[start]
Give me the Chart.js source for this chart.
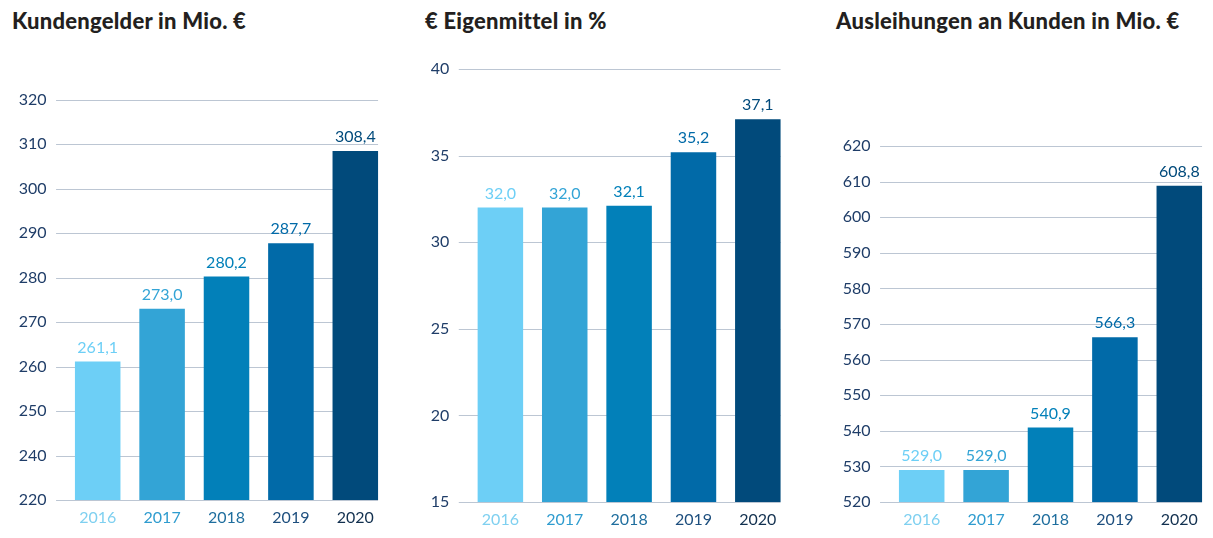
<!DOCTYPE html>
<html lang="de">
<head>
<meta charset="utf-8">
<title>Kundengelder, Eigenmittel, Ausleihungen 2016–2020</title>
<script src="https://cdn.jsdelivr.net/npm/chart.js@4"></script>
<style>
    html, body { margin: 0; padding: 0; background: #fff; }
    body { width: 1213px; height: 538px; position: relative; overflow: hidden; }
    .titel { position: absolute; top: 9px; font: 900 22px Lato, sans-serif; letter-spacing: 0.25px; color: #231f20; white-space: nowrap; line-height: 24px; }
    .box { position: absolute; top: 0; height: 538px; }
</style>
</head>
<body>
<div class="titel" style="left:12px">Kundengelder in Mio. €</div>
<div class="titel" style="left:425px">€ Eigenmittel in %</div>
<div class="titel" style="left:836px">Ausleihungen an Kunden in Mio. €</div>

<div class="box" style="left:0;width:392px"><canvas id="kundengelderChart"></canvas></div>
<div class="box" style="left:400px;width:395px"><canvas id="eigenmittelChart"></canvas></div>
<div class="box" style="left:815px;width:398px"><canvas id="ausleihungenChart"></canvas></div>

<script>
// Daten
const jahre = ['2016', '2017', '2018', '2019', '2020'];
const kundengelder = [261.1, 273.0, 280.2, 287.7, 308.4];
const eigenmittel = [32.0, 32.0, 32.1, 35.2, 37.1];
const ausleihungen = [529.0, 529.0, 540.9, 566.3, 608.8];

// Farben
const balkenFarben = ['#6dcff6', '#33a4d6', '#0280b9', '#016aa8', '#014a7b'];
const jahrFarben = ['#7fd0f0', '#2f9ccf', '#1f6e9e', '#1e4f7e', '#12304f'];
const achsenFarbe = '#1f3d68';
const gitterFarbe = '#bcc6d3';

// Zahl im deutschen Format (eine Nachkommastelle)
function formatWert(v) {
    return v.toFixed(1).replace('.', ',');
}

// Gitterlinien: beginnen eine Lücke vor dem ersten Balken, enden am letzten Balken
const gitterPlugin = {
    id: 'gitter',
    beforeDatasetsDraw(chart) {
        const ctx = chart.ctx;
        const meta = chart.getDatasetMeta(0);
        const xScale = chart.scales.x;
        const yScale = chart.scales.y;
        const erster = meta.data[0];
        const letzter = meta.data[meta.data.length - 1];
        const luecke = (xScale.getPixelForValue(1) - xScale.getPixelForValue(0)) - erster.width;
        const start = erster.x - erster.width / 2 - luecke;
        const ende = letzter.x + letzter.width / 2;
        ctx.save();
        ctx.strokeStyle = gitterFarbe;
        ctx.lineWidth = 1;
        yScale.ticks.forEach(t => {
            const y = Math.round(yScale.getPixelForValue(t.value)) + 0.5;
            ctx.beginPath();
            ctx.moveTo(start, y);
            ctx.lineTo(ende, y);
            ctx.stroke();
        });
        ctx.restore();
    }
};

// Werte über den Balken
const wertePlugin = {
    id: 'werte',
    afterDatasetsDraw(chart) {
        const ctx = chart.ctx;
        const werte = chart.data.datasets[0].data;
        ctx.save();
        ctx.font = '16px Lato, sans-serif';
        ctx.textAlign = 'center';
        ctx.textBaseline = 'bottom';
        chart.getDatasetMeta(0).data.forEach((bar, i) => {
            ctx.fillStyle = balkenFarben[i];
            ctx.fillText(formatWert(werte[i]), bar.x, bar.y - 6);
        });
        ctx.restore();
    }
};

function createBalkenChart(id, werte, cfg) {
    const ctx = document.getElementById(id).getContext('2d');
    return new Chart(ctx, {
        type: 'bar',
        data: {
            labels: jahre,
            datasets: [{
                data: werte,
                backgroundColor: balkenFarben,
                barPercentage: 0.707,
                categoryPercentage: 1
            }]
        },
        options: {
            responsive: true,
            maintainAspectRatio: false,
            animation: false,
            layout: {
                padding: { top: cfg.oben, right: cfg.rechts, left: 0, bottom: 0 }
            },
            plugins: {
                legend: { display: false },
                tooltip: { enabled: false }
            },
            scales: {
                x: {
                    grid: { display: false, drawTicks: false },
                    border: { display: false },
                    ticks: {
                        padding: 8,
                        color: c => jahrFarben[c.index],
                        font: { family: 'Lato', size: 16 }
                    },
                    afterFit: s => { s.height = cfg.xHoehe; }
                },
                y: {
                    min: cfg.min,
                    max: cfg.max,
                    grid: { display: false, drawTicks: false },
                    border: { display: false },
                    ticks: {
                        stepSize: cfg.schritt,
                        padding: 19,
                        color: achsenFarbe,
                        font: { family: 'Lato', size: 16 },
                        callback: cfg.beschriftung || (v => v)
                    },
                    afterFit: s => { s.width = cfg.yBreite; }
                }
            }
        },
        plugins: [gitterPlugin, wertePlugin]
    });
}

document.addEventListener('DOMContentLoaded', function() {
    // Achse ist unterbrochen: unterste Linie trägt die Beschriftung 220
    createBalkenChart('kundengelderChart', kundengelder, {
        min: 230, max: 320, schritt: 10,
        oben: 99.5, rechts: 4.5, yBreite: 65.5, xHoehe: 38,
        beschriftung: v => (v === 230 ? '220' : v)
    });
    createBalkenChart('eigenmittelChart', eigenmittel, {
        min: 15, max: 40, schritt: 5,
        oben: 69, rechts: 5, yBreite: 68.2, xHoehe: 36
    });
    createBalkenChart('ausleihungenChart', ausleihungen, {
        min: 520, max: 620, schritt: 10,
        oben: 146, rechts: 1.5, yBreite: 74.5, xHoehe: 36
    });
});
</script>
</body>
</html>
[end]
**DESCRIPTION OF THE TASK**
Give all the lines above again, character for character, without pictures.

**PROBLEM SOLUTION**
Give me the Chart.js source for this chart.
<!DOCTYPE html>
<html lang="de">
<head>
<meta charset="utf-8">
<title>Kundengelder, Eigenmittel, Ausleihungen 2016–2020</title>
<script src="https://cdn.jsdelivr.net/npm/chart.js@4"></script>
<style>
    html, body { margin: 0; padding: 0; background: #fff; }
    body { width: 1213px; height: 538px; position: relative; overflow: hidden; }
    .titel { position: absolute; top: 9px; font: 900 22px Lato, sans-serif; letter-spacing: 0.25px; color: #231f20; white-space: nowrap; line-height: 24px; }
    .box { position: absolute; top: 0; height: 538px; }
</style>
</head>
<body>
<div class="titel" style="left:12px">Kundengelder in Mio. €</div>
<div class="titel" style="left:425px">€ Eigenmittel in %</div>
<div class="titel" style="left:836px">Ausleihungen an Kunden in Mio. €</div>

<div class="box" style="left:0;width:392px"><canvas id="kundengelderChart"></canvas></div>
<div class="box" style="left:400px;width:395px"><canvas id="eigenmittelChart"></canvas></div>
<div class="box" style="left:815px;width:398px"><canvas id="ausleihungenChart"></canvas></div>

<script>
// Daten
const jahre = ['2016', '2017', '2018', '2019', '2020'];
const kundengelder = [261.1, 273.0, 280.2, 287.7, 308.4];
const eigenmittel = [32.0, 32.0, 32.1, 35.2, 37.1];
const ausleihungen = [529.0, 529.0, 540.9, 566.3, 608.8];

// Farben
const balkenFarben = ['#6dcff6', '#33a4d6', '#0280b9', '#016aa8', '#014a7b'];
const jahrFarben = ['#7fd0f0', '#2f9ccf', '#1f6e9e', '#1e4f7e', '#12304f'];
const achsenFarbe = '#1f3d68';
const gitterFarbe = '#bcc6d3';

// Zahl im deutschen Format (eine Nachkommastelle)
function formatWert(v) {
    return v.toFixed(1).replace('.', ',');
}

// Gitterlinien: beginnen eine Lücke vor dem ersten Balken, enden am letzten Balken
const gitterPlugin = {
    id: 'gitter',
    beforeDatasetsDraw(chart) {
        const ctx = chart.ctx;
        const meta = chart.getDatasetMeta(0);
        const xScale = chart.scales.x;
        const yScale = chart.scales.y;
        const erster = meta.data[0];
        const letzter = meta.data[meta.data.length - 1];
        const luecke = (xScale.getPixelForValue(1) - xScale.getPixelForValue(0)) - erster.width;
        const start = erster.x - erster.width / 2 - luecke;
        const ende = letzter.x + letzter.width / 2;
        ctx.save();
        ctx.strokeStyle = gitterFarbe;
        ctx.lineWidth = 1;
        yScale.ticks.forEach(t => {
            const y = Math.round(yScale.getPixelForValue(t.value)) + 0.5;
            ctx.beginPath();
            ctx.moveTo(start, y);
            ctx.lineTo(ende, y);
            ctx.stroke();
        });
        ctx.restore();
    }
};

// Werte über den Balken
const wertePlugin = {
    id: 'werte',
    afterDatasetsDraw(chart) {
        const ctx = chart.ctx;
        const werte = chart.data.datasets[0].data;
        ctx.save();
        ctx.font = '16px Lato, sans-serif';
        ctx.textAlign = 'center';
        ctx.textBaseline = 'bottom';
        chart.getDatasetMeta(0).data.forEach((bar, i) => {
            ctx.fillStyle = balkenFarben[i];
            ctx.fillText(formatWert(werte[i]), bar.x, bar.y - 6);
        });
        ctx.restore();
    }
};

function createBalkenChart(id, werte, cfg) {
    const ctx = document.getElementById(id).getContext('2d');
    return new Chart(ctx, {
        type: 'bar',
        data: {
            labels: jahre,
            datasets: [{
                data: werte,
                backgroundColor: balkenFarben,
                barPercentage: 0.707,
                categoryPercentage: 1
            }]
        },
        options: {
            responsive: true,
            maintainAspectRatio: false,
            animation: false,
            layout: {
                padding: { top: cfg.oben, right: cfg.rechts, left: 0, bottom: 0 }
            },
            plugins: {
                legend: { display: false },
                tooltip: { enabled: false }
            },
            scales: {
                x: {
                    grid: { display: false, drawTicks: false },
                    border: { display: false },
                    ticks: {
                        padding: 8,
                        color: c => jahrFarben[c.index],
                        font: { family: 'Lato', size: 16 }
                    },
                    afterFit: s => { s.height = cfg.xHoehe; }
                },
                y: {
                    min: cfg.min,
                    max: cfg.max,
                    grid: { display: false, drawTicks: false },
                    border: { display: false },
                    ticks: {
                        stepSize: cfg.schritt,
                        padding: 19,
                        color: achsenFarbe,
                        font: { family: 'Lato', size: 16 },
                        callback: cfg.beschriftung || (v => v)
                    },
                    afterFit: s => { s.width = cfg.yBreite; }
                }
            }
        },
        plugins: [gitterPlugin, wertePlugin]
    });
}

document.addEventListener('DOMContentLoaded', function() {
    // Achse ist unterbrochen: unterste Linie trägt die Beschriftung 220
    createBalkenChart('kundengelderChart', kundengelder, {
        min: 230, max: 320, schritt: 10,
        oben: 99.5, rechts: 4.5, yBreite: 65.5, xHoehe: 38,
        beschriftung: v => (v === 230 ? '220' : v)
    });
    createBalkenChart('eigenmittelChart', eigenmittel, {
        min: 15, max: 40, schritt: 5,
        oben: 69, rechts: 5, yBreite: 68.2, xHoehe: 36
    });
    createBalkenChart('ausleihungenChart', ausleihungen, {
        min: 520, max: 620, schritt: 10,
        oben: 146, rechts: 1.5, yBreite: 74.5, xHoehe: 36
    });
});
</script>
</body>
</html>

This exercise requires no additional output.